Austerlitz
Pages
298
Year
2001
Difficulty
Moderate
Themes
memory, identity, the Holocaust, architecture, displacement
A man named Jacques Austerlitz, an architectural historian living in London, gradually uncovers the truth of his own origins: that he was sent to England on the Kindertransport as a small child, his real parents lost to the Holocaust. Austerlitz is Sebald’s masterpiece, a novel about what memory buries and what it eventually returns.
Why Start Here
This is Sebald’s most focused and emotionally powerful book. Where his other works scatter across many subjects and voices, Austerlitz has a center of gravity: one man’s search for his own past. The narrator meets Austerlitz repeatedly over decades, in train stations and waiting rooms across Europe, and listens as the story of a suppressed childhood slowly emerges.

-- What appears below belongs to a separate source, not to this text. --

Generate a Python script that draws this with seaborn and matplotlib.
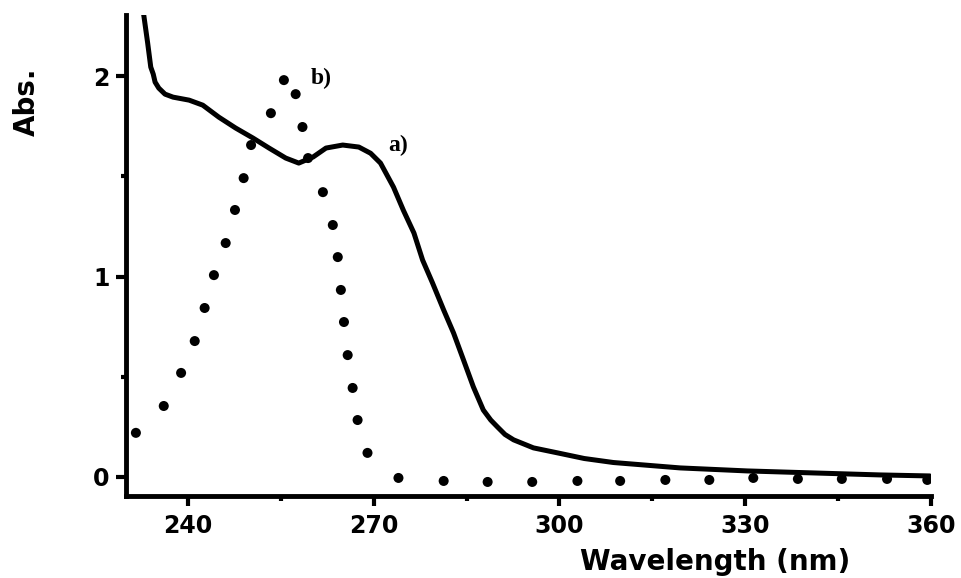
import numpy as np
import pandas as pd
import matplotlib
matplotlib.use("Agg")
import matplotlib.pyplot as plt
import seaborn as sns
from matplotlib import font_manager
from matplotlib.ticker import MultipleLocator, FixedLocator

# ---- data ----
wl_a = [232.8, 233.5, 234.0, 234.4, 234.7, 235.3, 236.3, 237.6, 240.2, 242.4,
        245.0, 247.7, 250.5, 253.1, 255.8, 257.9, 260.2, 262.3, 265.0, 267.6,
        269.5, 271.1, 273.2, 274.8, 276.5, 277.9, 279.5, 281.3, 282.9, 284.5,
        286.1, 287.7, 288.9, 290.0, 291.2, 292.6, 295.8, 299.7, 304.0, 308.7,
        319.5, 330.3, 341.0, 351.8, 359.8]
abs_a = [2.32, 2.165, 2.045, 2.01, 1.97, 1.94, 1.91, 1.895, 1.88, 1.855,
         1.795, 1.741, 1.691, 1.641, 1.591, 1.566, 1.596, 1.641, 1.656, 1.646,
         1.615, 1.566, 1.446, 1.33, 1.217, 1.082, 0.968, 0.833, 0.718, 0.584,
         0.449, 0.334, 0.284, 0.249, 0.212, 0.185, 0.145, 0.12, 0.092, 0.072,
         0.045, 0.03, 0.02, 0.01, 0.005]

wl_b = [231.6, 236.1, 238.9, 241.1, 242.7, 244.2, 246.1, 247.6, 249.0, 250.2,
        253.4, 255.5, 257.4, 258.5, 259.4, 261.8, 263.4, 264.2, 264.7, 265.2,
        265.8, 266.6, 267.4, 269.0, 274.0, 281.3, 288.4, 295.6, 302.9, 309.8,
        317.1, 324.2, 331.3, 338.5, 345.6, 352.9, 359.4]
abs_b = [0.22, 0.354, 0.519, 0.678, 0.843, 1.007, 1.167, 1.332, 1.491, 1.656,
         1.815, 1.98, 1.91, 1.746, 1.591, 1.421, 1.257, 1.097, 0.933, 0.773,
         0.608, 0.444, 0.284, 0.12, -0.005, -0.02, -0.025, -0.025, -0.02, -0.02,
         -0.015, -0.015, -0.005, -0.01, -0.01, -0.01, -0.015]

x_ticks = [240, 270, 300, 330, 360]
y_ticks = [0, 1, 2]
x_label = "Wavelength (nm)"
y_label = "Abs."
label_a = "a)"
label_b = "b)"

# ---- style ----
sns.set_style("ticks")
plt.rcParams["font.family"] = ["DejaVu Sans"]
plt.rcParams["font.weight"] = "bold"
plt.rcParams["text.color"] = "black"
plt.rcParams["axes.labelcolor"] = "black"

names = {f.name for f in font_manager.fontManager.ttflist}
serif = "Liberation Serif" if "Liberation Serif" in names else "DejaVu Serif"

fig = plt.figure(figsize=(9.61, 5.78), dpi=100)
ax = fig.add_axes([0.1311, 0.1419, 0.8377, 0.8322])

df_a = pd.DataFrame({"wl": wl_a, "abs": abs_a})
df_b = pd.DataFrame({"wl": wl_b, "abs": abs_b})

sns.lineplot(data=df_a, x="wl", y="abs", ax=ax, color="black", linewidth=3.6,
             sort=False, estimator=None, solid_capstyle="round",
             solid_joinstyle="round")
sns.scatterplot(data=df_b, x="wl", y="abs", ax=ax, color="black", s=52,
                edgecolor="none", marker="o")

ax.set_xlim(230, 360)
ax.set_ylim(-0.095, 2.305)
ax.xaxis.set_major_locator(FixedLocator(x_ticks))
ax.xaxis.set_minor_locator(MultipleLocator(15))
ax.yaxis.set_major_locator(FixedLocator(y_ticks))
ax.yaxis.set_minor_locator(MultipleLocator(0.5))

for side in ["top", "right"]:
    ax.spines[side].set_visible(False)
for side in ["left", "bottom"]:
    ax.spines[side].set_linewidth(3.5)
    ax.spines[side].set_color("black")

ax.tick_params(which="major", direction="out", length=7, width=3, labelsize=17,
               colors="black")
ax.tick_params(axis="x", which="major", pad=6)
ax.tick_params(axis="y", which="major", pad=5)
ax.tick_params(which="minor", direction="out", length=3.5, width=3, colors="black")
for t in ax.get_xticklabels() + ax.get_yticklabels():
    t.set_fontweight("bold")

ax.set_xlabel(x_label, fontsize=20, fontweight="bold", color="black")
ax.xaxis.set_label_coords(0.732, -0.137)
ax.xaxis.label.set_va("center")
ax.set_ylabel(y_label, fontsize=20, fontweight="bold", color="black")
ax.yaxis.set_label_coords(-0.123, 0.82)
ax.yaxis.label.set_va("center")

ax.text(273.9, 1.656, label_a, fontsize=17, fontweight="bold", family=[serif],
        ha="center", va="center", color="black")
ax.text(261.5, 1.99, label_b, fontsize=17, fontweight="bold", family=[serif],
        ha="center", va="center", color="black")

ax.set_facecolor("white")
fig.patch.set_facecolor("white")
fig.savefig("out.png", dpi=100)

The form is pure Sebald. There are no chapter breaks, no paragraph indentations, photographs appear without caption, and the prose moves in long, mesmerizing sentences that drift between past and present. But the emotional stakes give the experimental form an anchor. You feel the weight of what has been lost, and you feel the cost of remembering.
What to Expect
A novel written as a single unbroken flow. Photographs of buildings, landscapes, and people embedded in the text. Sentences that stretch for half a page and never lose their footing. A quiet, devastating story about the inheritance of trauma and the architecture of forgetting.